Um das Pflegemanagement im Wohnquartier auszubauen und zu halten, plädiert Schmidt für Einkommenszuschüsse des Staates. „Wenn es einen Bereich gibt, wo Kombilöhne angebracht wären, dann sind es solche Einrichtungen.“ Gleichzeitig könne man damit der verbreiteten Schwarzarbeit in der Pflege begegnen. RundumBetreuung werde bezahlbar, wenn man stärker zwischen den Leistungen unterscheide. Spezielle Pflege müssten zwar Fachkräfte erbringen, hauswirtschaftliche Dienstleistungen könnten aber günstiger und über Kombilohnmodelle realisiert werden.

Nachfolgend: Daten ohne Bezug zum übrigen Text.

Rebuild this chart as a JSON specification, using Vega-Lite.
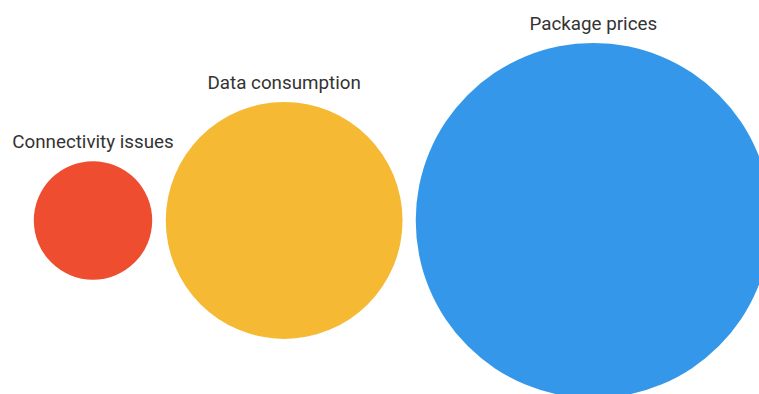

Parallel dazu möchte die SPD alternative Wohnformen fördern und bürgerschaftliches Engagement stärken. Nötig sei zudem die berufliche Freistellung pflegender Angehöriger für bis zu sechs Monate, sagt Schmidt. Stichwort Pflegezeit: Wer einen Angehörigen versorgt und deshalb im Beruf pausiert, müsse nicht nur die Garantie haben, wieder in seinen Job zurückzukommen, ergänzt SPD-Fraktionsvize Elke Ferner. Er müsse auch sozialversichert bleiben und brauche eine Absicherung für den Fall, dass der Pflegebedürftige früher stirbt.

Dann geht es doch noch ein bisschen um die Finanzierung, denn Ferner kann sich den Hinweis nicht verkneifen, dass die Pflege der denkbar „ungeeignetste Bereich ist, um eine Reprivatisierung einzuleiten“. Was das heißt, erläutert sie auch. Keine Kopfpauschale, wie von der Union gefordert. Und: Risikoausgleich mit den Privatkassen. Letzteres werde noch auf seine Verfassungsmäßigkeit untersucht, gibt Schmidt zu. Aber eine schnelle Einigung müsse trotzdem her. „Die Zeit drängt.“ Wer eine Reform in dieser Legislaturperiode wolle, müsse das Parlament noch in diesem Jahr damit befassen.